Entries with chart source code:
::::

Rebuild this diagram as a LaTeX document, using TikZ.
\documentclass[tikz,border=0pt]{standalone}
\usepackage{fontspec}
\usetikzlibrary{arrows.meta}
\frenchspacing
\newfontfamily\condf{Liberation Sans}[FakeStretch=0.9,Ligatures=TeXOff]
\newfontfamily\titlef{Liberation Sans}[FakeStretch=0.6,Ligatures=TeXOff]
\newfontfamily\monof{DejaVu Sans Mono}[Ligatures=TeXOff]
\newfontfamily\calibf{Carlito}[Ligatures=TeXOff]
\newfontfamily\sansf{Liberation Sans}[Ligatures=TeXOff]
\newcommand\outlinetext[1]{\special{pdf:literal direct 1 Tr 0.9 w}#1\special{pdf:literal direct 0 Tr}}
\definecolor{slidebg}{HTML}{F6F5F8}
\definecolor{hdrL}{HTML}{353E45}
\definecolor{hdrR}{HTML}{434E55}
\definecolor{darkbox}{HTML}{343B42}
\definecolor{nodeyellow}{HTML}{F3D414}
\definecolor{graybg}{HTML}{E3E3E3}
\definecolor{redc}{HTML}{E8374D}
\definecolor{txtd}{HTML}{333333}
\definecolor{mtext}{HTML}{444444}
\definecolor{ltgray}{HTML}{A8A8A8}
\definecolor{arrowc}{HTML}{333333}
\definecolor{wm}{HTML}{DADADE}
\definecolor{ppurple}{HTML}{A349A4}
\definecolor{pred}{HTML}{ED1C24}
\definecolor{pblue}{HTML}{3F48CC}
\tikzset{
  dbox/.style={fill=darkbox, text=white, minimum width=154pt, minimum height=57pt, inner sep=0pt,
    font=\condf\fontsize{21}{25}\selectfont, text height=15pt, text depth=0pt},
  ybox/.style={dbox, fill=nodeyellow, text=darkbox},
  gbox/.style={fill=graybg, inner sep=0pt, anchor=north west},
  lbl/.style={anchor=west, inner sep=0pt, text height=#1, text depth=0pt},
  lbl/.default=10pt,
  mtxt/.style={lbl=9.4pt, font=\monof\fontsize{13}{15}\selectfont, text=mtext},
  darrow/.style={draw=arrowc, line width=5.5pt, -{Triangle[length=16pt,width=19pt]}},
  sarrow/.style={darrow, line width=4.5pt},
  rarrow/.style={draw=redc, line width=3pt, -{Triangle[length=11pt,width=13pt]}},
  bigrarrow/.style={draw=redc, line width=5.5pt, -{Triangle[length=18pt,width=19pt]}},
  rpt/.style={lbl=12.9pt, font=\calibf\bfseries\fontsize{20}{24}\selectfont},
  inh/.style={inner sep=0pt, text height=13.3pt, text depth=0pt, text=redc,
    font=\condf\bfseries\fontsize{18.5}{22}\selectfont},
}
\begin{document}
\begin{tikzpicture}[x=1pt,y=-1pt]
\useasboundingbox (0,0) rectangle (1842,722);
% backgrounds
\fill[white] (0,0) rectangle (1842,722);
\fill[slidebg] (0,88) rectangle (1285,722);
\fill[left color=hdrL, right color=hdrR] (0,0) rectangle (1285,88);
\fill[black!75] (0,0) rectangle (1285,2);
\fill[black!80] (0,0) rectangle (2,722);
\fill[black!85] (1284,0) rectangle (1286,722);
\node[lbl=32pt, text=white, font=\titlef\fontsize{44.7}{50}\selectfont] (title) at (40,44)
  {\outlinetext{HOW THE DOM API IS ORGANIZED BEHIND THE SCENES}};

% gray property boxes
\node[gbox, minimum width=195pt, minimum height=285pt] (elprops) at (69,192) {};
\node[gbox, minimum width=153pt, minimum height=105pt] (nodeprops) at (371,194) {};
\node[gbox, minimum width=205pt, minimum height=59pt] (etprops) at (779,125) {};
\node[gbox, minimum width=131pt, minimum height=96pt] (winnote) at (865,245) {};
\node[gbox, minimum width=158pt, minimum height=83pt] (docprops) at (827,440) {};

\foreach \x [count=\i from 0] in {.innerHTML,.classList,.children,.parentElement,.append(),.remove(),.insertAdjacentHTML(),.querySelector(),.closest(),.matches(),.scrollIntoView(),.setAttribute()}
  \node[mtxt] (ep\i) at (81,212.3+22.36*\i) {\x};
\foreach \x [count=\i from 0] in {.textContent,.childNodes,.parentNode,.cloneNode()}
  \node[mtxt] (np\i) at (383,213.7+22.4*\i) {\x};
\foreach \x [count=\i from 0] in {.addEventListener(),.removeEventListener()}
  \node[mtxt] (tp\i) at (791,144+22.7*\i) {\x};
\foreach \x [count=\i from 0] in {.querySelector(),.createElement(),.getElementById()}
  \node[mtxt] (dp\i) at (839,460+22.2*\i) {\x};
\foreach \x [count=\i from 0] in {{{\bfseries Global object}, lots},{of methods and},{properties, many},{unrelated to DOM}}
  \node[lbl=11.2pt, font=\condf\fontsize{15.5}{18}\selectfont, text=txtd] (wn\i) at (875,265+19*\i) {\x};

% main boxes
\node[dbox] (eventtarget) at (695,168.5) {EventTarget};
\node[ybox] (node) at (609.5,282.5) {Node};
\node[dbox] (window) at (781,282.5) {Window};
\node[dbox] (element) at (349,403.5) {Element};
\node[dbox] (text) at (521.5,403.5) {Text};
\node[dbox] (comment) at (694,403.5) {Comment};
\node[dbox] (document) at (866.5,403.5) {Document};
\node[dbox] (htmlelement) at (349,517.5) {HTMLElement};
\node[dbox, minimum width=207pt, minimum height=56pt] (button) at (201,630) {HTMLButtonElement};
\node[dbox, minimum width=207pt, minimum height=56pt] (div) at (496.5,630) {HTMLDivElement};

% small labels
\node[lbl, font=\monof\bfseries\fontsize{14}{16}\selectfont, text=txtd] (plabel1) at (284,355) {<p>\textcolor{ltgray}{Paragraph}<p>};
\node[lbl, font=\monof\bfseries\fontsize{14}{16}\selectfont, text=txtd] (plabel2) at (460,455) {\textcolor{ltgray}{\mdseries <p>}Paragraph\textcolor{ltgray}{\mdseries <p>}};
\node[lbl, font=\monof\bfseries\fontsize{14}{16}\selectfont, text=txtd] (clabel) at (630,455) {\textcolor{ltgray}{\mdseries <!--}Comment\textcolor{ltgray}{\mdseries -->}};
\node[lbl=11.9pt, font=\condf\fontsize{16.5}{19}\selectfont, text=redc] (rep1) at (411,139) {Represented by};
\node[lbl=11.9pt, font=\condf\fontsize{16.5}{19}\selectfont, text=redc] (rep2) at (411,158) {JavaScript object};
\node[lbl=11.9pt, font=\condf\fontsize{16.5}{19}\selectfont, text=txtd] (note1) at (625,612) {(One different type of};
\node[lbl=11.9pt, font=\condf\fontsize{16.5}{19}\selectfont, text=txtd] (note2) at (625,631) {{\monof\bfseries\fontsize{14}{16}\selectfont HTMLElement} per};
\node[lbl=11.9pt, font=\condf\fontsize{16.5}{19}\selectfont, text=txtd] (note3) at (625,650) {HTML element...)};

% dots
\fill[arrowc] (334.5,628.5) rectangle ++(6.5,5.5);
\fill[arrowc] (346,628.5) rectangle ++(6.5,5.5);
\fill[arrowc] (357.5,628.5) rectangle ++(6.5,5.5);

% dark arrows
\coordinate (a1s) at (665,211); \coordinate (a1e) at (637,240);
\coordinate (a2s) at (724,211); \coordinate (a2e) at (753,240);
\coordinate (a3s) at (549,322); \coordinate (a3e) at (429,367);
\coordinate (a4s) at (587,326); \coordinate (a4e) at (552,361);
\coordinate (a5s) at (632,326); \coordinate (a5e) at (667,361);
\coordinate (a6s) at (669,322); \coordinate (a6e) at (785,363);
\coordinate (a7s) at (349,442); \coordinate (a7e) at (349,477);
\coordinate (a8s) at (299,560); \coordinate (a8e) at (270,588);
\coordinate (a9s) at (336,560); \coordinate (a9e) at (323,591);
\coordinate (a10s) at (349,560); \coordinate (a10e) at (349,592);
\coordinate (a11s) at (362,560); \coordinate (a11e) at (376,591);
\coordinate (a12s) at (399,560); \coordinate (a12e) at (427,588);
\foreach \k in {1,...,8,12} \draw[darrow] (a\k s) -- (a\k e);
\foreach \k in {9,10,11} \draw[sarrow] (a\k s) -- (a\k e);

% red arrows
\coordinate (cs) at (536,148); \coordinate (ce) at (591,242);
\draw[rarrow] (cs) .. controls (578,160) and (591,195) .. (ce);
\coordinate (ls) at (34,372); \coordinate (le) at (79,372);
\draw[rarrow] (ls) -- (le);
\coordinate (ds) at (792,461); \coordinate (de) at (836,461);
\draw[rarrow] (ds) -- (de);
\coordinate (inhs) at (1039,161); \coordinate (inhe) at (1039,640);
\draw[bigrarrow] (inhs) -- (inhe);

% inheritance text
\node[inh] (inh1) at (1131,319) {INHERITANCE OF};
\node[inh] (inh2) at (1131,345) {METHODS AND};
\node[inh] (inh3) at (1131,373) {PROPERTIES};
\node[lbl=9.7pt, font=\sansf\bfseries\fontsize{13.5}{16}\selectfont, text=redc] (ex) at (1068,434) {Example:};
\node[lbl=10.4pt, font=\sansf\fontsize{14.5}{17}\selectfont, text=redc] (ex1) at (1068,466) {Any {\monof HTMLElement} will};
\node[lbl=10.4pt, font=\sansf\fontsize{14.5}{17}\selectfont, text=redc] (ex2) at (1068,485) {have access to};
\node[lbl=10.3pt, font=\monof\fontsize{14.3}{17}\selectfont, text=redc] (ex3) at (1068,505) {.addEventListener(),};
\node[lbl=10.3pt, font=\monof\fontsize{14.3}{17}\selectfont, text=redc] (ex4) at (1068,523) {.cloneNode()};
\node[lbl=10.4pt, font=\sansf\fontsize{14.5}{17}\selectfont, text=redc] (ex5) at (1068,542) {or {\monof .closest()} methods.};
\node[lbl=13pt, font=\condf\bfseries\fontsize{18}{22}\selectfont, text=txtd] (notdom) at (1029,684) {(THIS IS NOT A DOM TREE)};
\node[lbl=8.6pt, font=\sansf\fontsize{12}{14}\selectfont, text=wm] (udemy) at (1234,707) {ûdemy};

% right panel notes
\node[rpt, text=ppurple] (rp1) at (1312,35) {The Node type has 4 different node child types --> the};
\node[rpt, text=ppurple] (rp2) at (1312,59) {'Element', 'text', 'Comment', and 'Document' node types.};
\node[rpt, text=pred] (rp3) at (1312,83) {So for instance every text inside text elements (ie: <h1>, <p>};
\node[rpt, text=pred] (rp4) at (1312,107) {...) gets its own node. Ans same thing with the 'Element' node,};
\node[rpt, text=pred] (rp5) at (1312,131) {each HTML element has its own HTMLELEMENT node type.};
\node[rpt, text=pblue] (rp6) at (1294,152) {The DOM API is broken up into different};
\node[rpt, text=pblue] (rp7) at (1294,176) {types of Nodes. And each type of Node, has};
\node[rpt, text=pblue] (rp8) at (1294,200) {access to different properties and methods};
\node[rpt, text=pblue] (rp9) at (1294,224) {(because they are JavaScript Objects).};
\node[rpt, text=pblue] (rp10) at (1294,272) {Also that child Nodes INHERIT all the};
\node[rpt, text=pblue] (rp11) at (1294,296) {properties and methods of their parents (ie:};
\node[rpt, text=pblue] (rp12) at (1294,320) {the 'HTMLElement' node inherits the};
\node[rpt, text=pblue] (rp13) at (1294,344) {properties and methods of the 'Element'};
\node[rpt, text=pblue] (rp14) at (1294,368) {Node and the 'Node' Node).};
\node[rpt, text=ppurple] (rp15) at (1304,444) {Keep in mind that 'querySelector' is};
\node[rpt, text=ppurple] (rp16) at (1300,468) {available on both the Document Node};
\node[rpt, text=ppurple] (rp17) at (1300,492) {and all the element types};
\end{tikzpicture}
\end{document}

::::

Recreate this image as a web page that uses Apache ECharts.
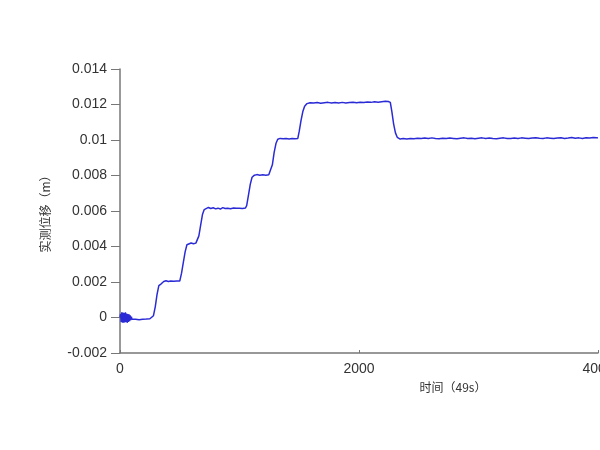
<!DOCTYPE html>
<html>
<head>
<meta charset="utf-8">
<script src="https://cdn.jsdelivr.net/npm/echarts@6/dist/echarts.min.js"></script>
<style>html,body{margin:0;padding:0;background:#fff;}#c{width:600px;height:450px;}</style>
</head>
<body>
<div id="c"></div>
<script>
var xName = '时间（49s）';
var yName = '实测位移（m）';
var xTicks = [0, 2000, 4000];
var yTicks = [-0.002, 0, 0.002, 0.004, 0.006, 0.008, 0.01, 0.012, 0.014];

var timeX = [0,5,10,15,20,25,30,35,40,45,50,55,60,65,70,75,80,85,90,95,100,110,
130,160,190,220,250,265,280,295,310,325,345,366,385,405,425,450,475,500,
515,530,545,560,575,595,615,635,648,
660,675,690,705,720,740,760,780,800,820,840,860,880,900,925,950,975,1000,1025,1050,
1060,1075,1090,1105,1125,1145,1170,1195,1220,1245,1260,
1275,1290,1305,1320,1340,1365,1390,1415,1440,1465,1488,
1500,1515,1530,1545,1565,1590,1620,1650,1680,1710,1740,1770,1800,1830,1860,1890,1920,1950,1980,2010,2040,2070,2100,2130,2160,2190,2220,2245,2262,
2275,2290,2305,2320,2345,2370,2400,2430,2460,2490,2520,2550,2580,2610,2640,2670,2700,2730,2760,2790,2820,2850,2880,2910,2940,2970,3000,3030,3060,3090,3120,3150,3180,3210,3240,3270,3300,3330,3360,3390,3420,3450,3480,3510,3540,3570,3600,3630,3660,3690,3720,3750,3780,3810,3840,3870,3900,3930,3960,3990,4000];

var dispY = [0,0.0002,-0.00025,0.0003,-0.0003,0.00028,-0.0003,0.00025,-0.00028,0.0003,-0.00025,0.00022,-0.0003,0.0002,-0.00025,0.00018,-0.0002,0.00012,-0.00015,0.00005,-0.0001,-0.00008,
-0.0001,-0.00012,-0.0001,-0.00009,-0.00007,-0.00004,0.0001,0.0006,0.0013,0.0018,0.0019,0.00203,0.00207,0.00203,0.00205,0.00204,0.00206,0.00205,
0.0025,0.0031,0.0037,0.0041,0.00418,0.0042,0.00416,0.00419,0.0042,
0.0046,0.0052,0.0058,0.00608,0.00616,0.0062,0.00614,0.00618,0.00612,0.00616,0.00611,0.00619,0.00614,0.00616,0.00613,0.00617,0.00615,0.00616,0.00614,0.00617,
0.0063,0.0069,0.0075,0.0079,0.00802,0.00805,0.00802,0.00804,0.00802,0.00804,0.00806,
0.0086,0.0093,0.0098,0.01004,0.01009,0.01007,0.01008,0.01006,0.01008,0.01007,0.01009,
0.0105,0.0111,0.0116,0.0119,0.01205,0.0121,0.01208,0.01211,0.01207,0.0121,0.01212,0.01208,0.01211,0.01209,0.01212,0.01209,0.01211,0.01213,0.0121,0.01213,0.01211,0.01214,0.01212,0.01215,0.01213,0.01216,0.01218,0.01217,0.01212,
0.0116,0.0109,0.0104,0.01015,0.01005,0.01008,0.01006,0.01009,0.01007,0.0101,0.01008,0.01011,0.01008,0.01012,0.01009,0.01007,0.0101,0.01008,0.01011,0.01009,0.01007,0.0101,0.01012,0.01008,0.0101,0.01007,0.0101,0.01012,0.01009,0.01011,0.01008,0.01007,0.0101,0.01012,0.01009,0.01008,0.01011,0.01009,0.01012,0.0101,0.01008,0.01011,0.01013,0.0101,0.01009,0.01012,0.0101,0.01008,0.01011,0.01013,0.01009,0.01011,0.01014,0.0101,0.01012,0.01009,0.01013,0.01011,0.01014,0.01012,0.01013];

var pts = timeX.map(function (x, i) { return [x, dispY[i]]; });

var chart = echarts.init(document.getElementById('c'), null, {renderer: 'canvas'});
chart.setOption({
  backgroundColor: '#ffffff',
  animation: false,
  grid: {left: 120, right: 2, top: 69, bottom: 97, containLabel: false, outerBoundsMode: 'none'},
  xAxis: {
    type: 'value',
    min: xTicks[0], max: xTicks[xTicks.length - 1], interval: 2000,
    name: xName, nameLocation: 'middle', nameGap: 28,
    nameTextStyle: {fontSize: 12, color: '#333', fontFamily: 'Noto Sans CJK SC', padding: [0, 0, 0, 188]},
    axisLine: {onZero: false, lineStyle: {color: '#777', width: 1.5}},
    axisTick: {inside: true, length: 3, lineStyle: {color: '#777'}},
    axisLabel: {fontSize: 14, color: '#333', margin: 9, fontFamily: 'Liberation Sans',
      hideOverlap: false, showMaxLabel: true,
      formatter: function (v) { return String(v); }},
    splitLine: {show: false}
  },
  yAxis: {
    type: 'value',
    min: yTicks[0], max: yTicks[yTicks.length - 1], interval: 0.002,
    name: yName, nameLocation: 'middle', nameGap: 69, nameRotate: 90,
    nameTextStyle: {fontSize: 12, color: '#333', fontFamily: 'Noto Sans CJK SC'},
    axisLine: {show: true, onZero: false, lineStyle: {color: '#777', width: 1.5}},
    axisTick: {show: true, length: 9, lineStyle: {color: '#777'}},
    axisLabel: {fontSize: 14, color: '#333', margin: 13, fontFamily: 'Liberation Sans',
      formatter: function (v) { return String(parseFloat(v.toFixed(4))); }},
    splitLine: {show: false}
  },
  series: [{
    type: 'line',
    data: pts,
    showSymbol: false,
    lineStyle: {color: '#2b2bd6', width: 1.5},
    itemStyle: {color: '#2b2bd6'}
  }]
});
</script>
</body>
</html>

::::

(Direction): Copy out, exactly, every line from the one that contains "Recreate this image" through the one that contains "0.01, 0.012, 0.014];". Pictures stay out of the copy.

(The answer):
Recreate this image as a web page that uses Apache ECharts.
<!DOCTYPE html>
<html>
<head>
<meta charset="utf-8">
<script src="https://cdn.jsdelivr.net/npm/echarts@6/dist/echarts.min.js"></script>
<style>html,body{margin:0;padding:0;background:#fff;}#c{width:600px;height:450px;}</style>
</head>
<body>
<div id="c"></div>
<script>
var xName = '时间（49s）';
var yName = '实测位移（m）';
var xTicks = [0, 2000, 4000];
var yTicks = [-0.002, 0, 0.002, 0.004, 0.006, 0.008, 0.01, 0.012, 0.014];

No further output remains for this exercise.